GMAT Club is just another forum, though. does GMAT Club actually produce its own problems? (if not, we still need a citation of the original source)

__

in any case—
please do not just post a problem and say "please advise", or "i had no idea how to solve this".

first of all, this is almost certainly not true. you probably STARTED the problem in some way... and then got stuck at some SPECIFIC point(s) along the way.

assuming that's the case... please post SPECIFIC QUESTIONS about the issue(s) you're having with the problem.
• what was your approach?
• what did you understand?
• what didn't you understand?
• where did you get stuck?
• did you try any alternate approaches?
etc.

thanks.

__

in the unlikely event that this actually is true—i.e., if you actually looked at this problem and GENUINELY thought, "wow, i have NO idea how to do this AT ALL"—then don't study this problem right now!

in that case, you're better off leaving the problem and returning to it later.

...in other words, if this is what's happening, then you're basically asking us for the the equivalent of an "answer key".
• the problem should come with an answer key (right?) ...so, in that case, you'd want to refer to the answer key.
• if we just "walk you through" the entire problem... that's not going to help you develop your problem-solving skills! moreover, you'd be wasting the problem, and GMAT problems are a fairly precious resource.

[NabeelZ316]

Hmm I tried searching for the source but unfortunately couldn't find the exact source.

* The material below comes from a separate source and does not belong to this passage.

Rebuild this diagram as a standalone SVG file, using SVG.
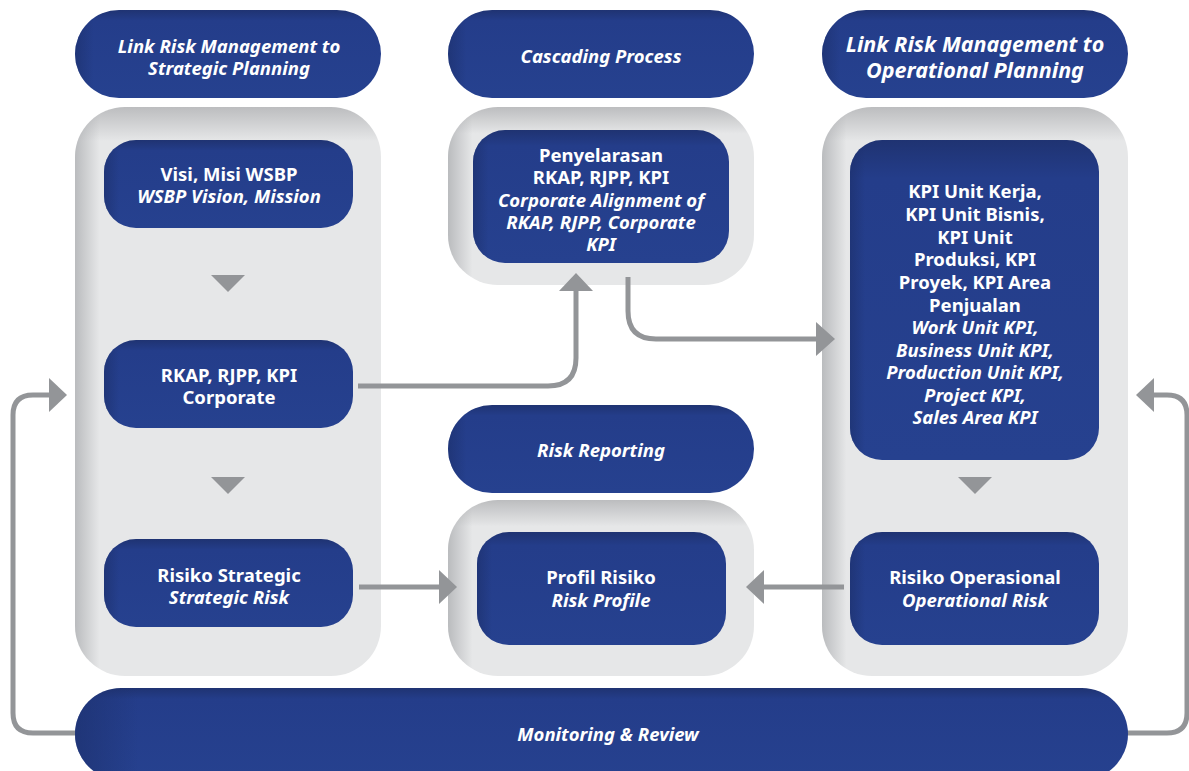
<svg xmlns="http://www.w3.org/2000/svg" width="1189" height="771" viewBox="0 0 1189 771">
<defs>
<linearGradient id="bv" x1="0" y1="0" x2="0" y2="1">
<stop offset="0" stop-color="#1f3372"/>
<stop offset="0.12" stop-color="#243d8a"/>
<stop offset="1" stop-color="#26418f"/>
</linearGradient>
<linearGradient id="bh" x1="0" y1="0" x2="1" y2="0">
<stop offset="0" stop-color="#1c2f6a" stop-opacity="0.6"/>
<stop offset="0.06" stop-color="#1c2f6a" stop-opacity="0"/>
<stop offset="1" stop-color="#1c2f6a" stop-opacity="0"/>
</linearGradient>
<linearGradient id="gv" x1="0" y1="0" x2="0" y2="1">
<stop offset="0" stop-color="#bcbdbf"/>
<stop offset="0.06" stop-color="#e6e7e8"/>
<stop offset="1" stop-color="#e6e7e8"/>
</linearGradient>
<linearGradient id="gvs" x1="0" y1="0" x2="0" y2="1">
<stop offset="0" stop-color="#bcbdbf"/>
<stop offset="0.15" stop-color="#e6e7e8"/>
<stop offset="1" stop-color="#e6e7e8"/>
</linearGradient>
<linearGradient id="gh" x1="0" y1="0" x2="1" y2="0">
<stop offset="0" stop-color="#a7a9ac" stop-opacity="0.7"/>
<stop offset="0.08" stop-color="#a7a9ac" stop-opacity="0"/>
<stop offset="1" stop-color="#a7a9ac" stop-opacity="0"/>
</linearGradient>
</defs>
<style>
.t{font-family:"Noto Sans","Open Sans",sans-serif;font-weight:700;fill:#ffffff;text-anchor:middle;font-size:18.5px}
.i{font-style:italic}
.big{font-size:21.5px}
.ln{fill:none;stroke:#939598;stroke-width:5}
.ah{fill:#939598}
</style>
<rect width="1189" height="771" fill="#ffffff"/>

<g id="panel-left">
<rect x="75" y="107" width="306" height="569" rx="50" fill="url(#gv)"/>
<rect x="75" y="107" width="306" height="569" rx="50" fill="url(#gh)"/>
</g>
<g id="panel-mid-top">
<rect x="448" y="107" width="306" height="178" rx="50" fill="url(#gvs)"/>
<rect x="448" y="107" width="306" height="178" rx="50" fill="url(#gh)"/>
</g>
<g id="panel-mid-bottom">
<rect x="448" y="500" width="306" height="176" rx="50" fill="url(#gvs)"/>
<rect x="448" y="500" width="306" height="176" rx="50" fill="url(#gh)"/>
</g>
<g id="panel-right">
<rect x="822" y="107" width="306" height="569" rx="50" fill="url(#gv)"/>
<rect x="822" y="107" width="306" height="569" rx="50" fill="url(#gh)"/>
</g>

<g id="connectors">
<path class="ln" d="M358 386 H548 Q576 386 576 358 V290"/>
<polygon class="ah" points="559,291 593,291 576,273"/>
<path class="ln" d="M628 277 V311 Q628 339 656 339 H816"/>
<polygon class="ah" points="816,322 816,356 835,339"/>
<path class="ln" d="M359 587 H440"/>
<polygon class="ah" points="439,570 439,604 457,587"/>
<path class="ln" d="M844 587 H763"/>
<polygon class="ah" points="764,570 764,604 746,587"/>
<path class="ln" d="M80 733 H33 Q13 733 13 713 V415 Q13 395 33 395 H50"/>
<polygon class="ah" points="49,378 49,412 67,395"/>
<path class="ln" d="M1124 733 H1167 Q1187 733 1187 713 V415 Q1187 395 1167 395 H1153"/>
<polygon class="ah" points="1154,378 1154,412 1136,395"/>
<polygon class="ah" points="211,275 245,275 228,292"/>
<polygon class="ah" points="211,477 245,477 228,494"/>
<polygon class="ah" points="958,477 992,477 975,494"/>
</g>

<g id="hdr-left">
<rect x="75" y="10" width="306" height="88" rx="44" fill="url(#bv)"/>
<rect x="75" y="10" width="306" height="88" rx="44" fill="url(#bh)"/>
<text class="t i" x="229" y="53">Link Risk Management to</text>
<text class="t i" x="229" y="75">Strategic Planning</text>
</g>
<g id="hdr-mid">
<rect x="448" y="10" width="306" height="88" rx="44" fill="url(#bv)"/>
<rect x="448" y="10" width="306" height="88" rx="44" fill="url(#bh)"/>
<text class="t i" x="601" y="63">Cascading Process</text>
</g>
<g id="hdr-right">
<rect x="822" y="10" width="306" height="88" rx="44" fill="url(#bv)"/>
<rect x="822" y="10" width="306" height="88" rx="44" fill="url(#bh)"/>
<text class="t i big" x="975" y="52">Link Risk Management to</text>
<text class="t i big" x="975" y="78">Operational Planning</text>
</g>

<g id="visi">
<rect x="104" y="140" width="249" height="88" rx="32" fill="url(#bv)"/>
<rect x="104" y="140" width="249" height="88" rx="32" fill="url(#bh)"/>
<text class="t" x="229" y="181">Visi, Misi WSBP</text>
<text class="t i" x="229" y="203">WSBP Vision, Mission</text>
</g>
<g id="rkap">
<rect x="104" y="340" width="249" height="88" rx="32" fill="url(#bv)"/>
<rect x="104" y="340" width="249" height="88" rx="32" fill="url(#bh)"/>
<text class="t" x="229" y="382">RKAP, RJPP, KPI</text>
<text class="t" x="229" y="404">Corporate</text>
</g>
<g id="risiko-strategic">
<rect x="104" y="539" width="249" height="88" rx="32" fill="url(#bv)"/>
<rect x="104" y="539" width="249" height="88" rx="32" fill="url(#bh)"/>
<text class="t" x="229" y="582">Risiko Strategic</text>
<text class="t i" x="229" y="604">Strategic Risk</text>
</g>

<g id="penyelarasan">
<rect x="473" y="130" width="256" height="133" rx="32" fill="url(#bv)"/>
<rect x="473" y="130" width="256" height="133" rx="32" fill="url(#bh)"/>
<text class="t" x="601" y="162">Penyelarasan</text>
<text class="t" x="601" y="184">RKAP, RJPP, KPI</text>
<text class="t i" x="601" y="207">Corporate Alignment of</text>
<text class="t i" x="601" y="229">RKAP, RJPP, Corporate</text>
<text class="t i" x="601" y="251">KPI</text>
</g>

<g id="risk-reporting">
<rect x="448" y="405" width="306" height="88" rx="44" fill="url(#bv)"/>
<rect x="448" y="405" width="306" height="88" rx="44" fill="url(#bh)"/>
<text class="t i" x="601" y="457">Risk Reporting</text>
</g>

<g id="profil">
<rect x="477" y="532" width="249" height="113" rx="32" fill="url(#bv)"/>
<rect x="477" y="532" width="249" height="113" rx="32" fill="url(#bh)"/>
<text class="t" x="601" y="584">Profil Risiko</text>
<text class="t i" x="601" y="607">Risk Profile</text>
</g>

<g id="kpi">
<rect x="850" y="140" width="249" height="320" rx="32" fill="url(#bv)"/>
<rect x="850" y="140" width="249" height="320" rx="32" fill="url(#bh)"/>
<text class="t" x="975" y="198">KPI Unit Kerja,</text>
<text class="t" x="975" y="221">KPI Unit Bisnis,</text>
<text class="t" x="975" y="244">KPI Unit</text>
<text class="t" x="975" y="266">Produksi, KPI</text>
<text class="t" x="975" y="289">Proyek, KPI Area</text>
<text class="t" x="975" y="312">Penjualan</text>
<text class="t i" x="975" y="334">Work Unit KPI,</text>
<text class="t i" x="975" y="357">Business Unit KPI,</text>
<text class="t i" x="975" y="379">Production Unit KPI,</text>
<text class="t i" x="975" y="402">Project KPI,</text>
<text class="t i" x="975" y="424">Sales Area KPI</text>
</g>

<g id="risiko-operasional">
<rect x="850" y="532" width="249" height="113" rx="32" fill="url(#bv)"/>
<rect x="850" y="532" width="249" height="113" rx="32" fill="url(#bh)"/>
<text class="t" x="975" y="584">Risiko Operasional</text>
<text class="t i" x="975" y="607">Operational Risk</text>
</g>

<g id="monitoring">
<rect x="75" y="688" width="1053" height="92" rx="46" fill="url(#bv)"/>
<rect x="75" y="688" width="1053" height="92" rx="46" fill="url(#bh)"/>
<text class="t i" x="608" y="741">Monitoring &amp; Review</text>
</g>
</svg>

Anyway, I was just curious to know what the MGMAT approach for this question could be.

When I look at this question, I go 1x2x3x4x5......x99x100 = ANS and then look for zeros but I know this is not the right way to solve.

So thats why I decided to post here.

Thank you

[RonPurewal]

well... i guess this question is sufficiently generic that we can discuss it (i.e., it's not really "special" enough to be legitimately under copyright).

still, though -- as i mentioned already -- it won't do you any good if i just TELL you how to solve the problem.
also, there's no such thing as "the MGMAT solution" to a problem! the point is to develop a mentality of investigation and pattern recognition, and to develop general problem-solving skills.

• think about numbers that end with ONE zero.
...what do these numbers have in common?
...where does that zero COME from? (what PRODUCES it?)
...can you make up a test that will correctly determine this?

• think about numbers that end with TWO zeroes.
...what do these numbers have in common?
...where do those 0's COME from? (what PRODUCES them?)
...can you make up a test that will correctly determine this?

• after you figure out these two situations, you should be able to generalize enough to solve this problem.

[hcgoldberg]

Since this is a few days stale and I am myself curious on the answer, I will take a swing at it. Many apologies if I am breaking the rules by posing an answer to someone else's question...

Also this question definitely shows up somewhere in my MGMAT CAT or OG from 2017, but don't remember exactly where.

Super cool question.

So as Ron said, a 0 at the end occurs during a factor of 10. A factor of ten occurs when you have factors of 2 and 5 in equal amounts. So one way to do this is to figure out 100! then break it down to the prime factors then figure out the number of 2^x * 5^x where the x's are equal. This would be madness because calculating 100! ain't gonna happen.

Thus you need another way to think about how many factors of 2 or 5 exist. If you went after 2, it would be quite hard because there are a ton of factors of 2 in every number between 1 and 100. HOWEVER, there is a countable amount of 5's in the numbers between 1 and 100. One quick (and incomplete) way to figure this out is find the number of multiples of 5 between 1 and 100. This would give you 20. This is incomplete because some of those multiple of 5 do indeed have more than one five in them (e.g., 25). Where else are there two fives? 50, 75, 100. Thus if you count all of the numbers with the single factors of 5, you get 20. Then you get another 4 fives from the numbers with two factors of five. Then just to be safe, are there any numbers with three factors of 5? Nope, because we know that 5^3 is 125, which is larger than 100. Therefore we have a total of 24 factors of 5 in 100! And again since we know there are going to be many more than 24 factors of 2 in 100!, we can say with confidence that there will be 24 factors of 10 in 100! Lastly to go back to where we started X factors of 10 equals X zeros at the end. So bam, that's 24 trailing zeros in 100! folks.

When I saw the answer to this question the first time, I was blown away that I would have to think like this on the GMAT test. I'm just lucky now that I ran into before test day.

Happy holidays,
Harry

[RonPurewal]

that ^^ is a correct analysis.

incidentally, i'm also going to lock the thread, since (as per what you said about possible sources) the problem definitely doesn't belong in this folder.

When I saw the answer to this question the first time, I was blown away that I would have to think like this on the GMAT test

^^ this problem is a very nice illustration of the kind of thinking you'll have to do for this exam.

you don't need ANY "special" knowledge to solve this problem. (really, you don't need to KNOW anything other than that 0's at the ends of whole numbers come from being multiples of 10... and even that you could figure out by just looking at a few examples.)

beyond that, the problem is pretty much purely based on pattern recognition.
...and, at the end of the day, pattern recognition is EASILY the most important skill tested on the quant section.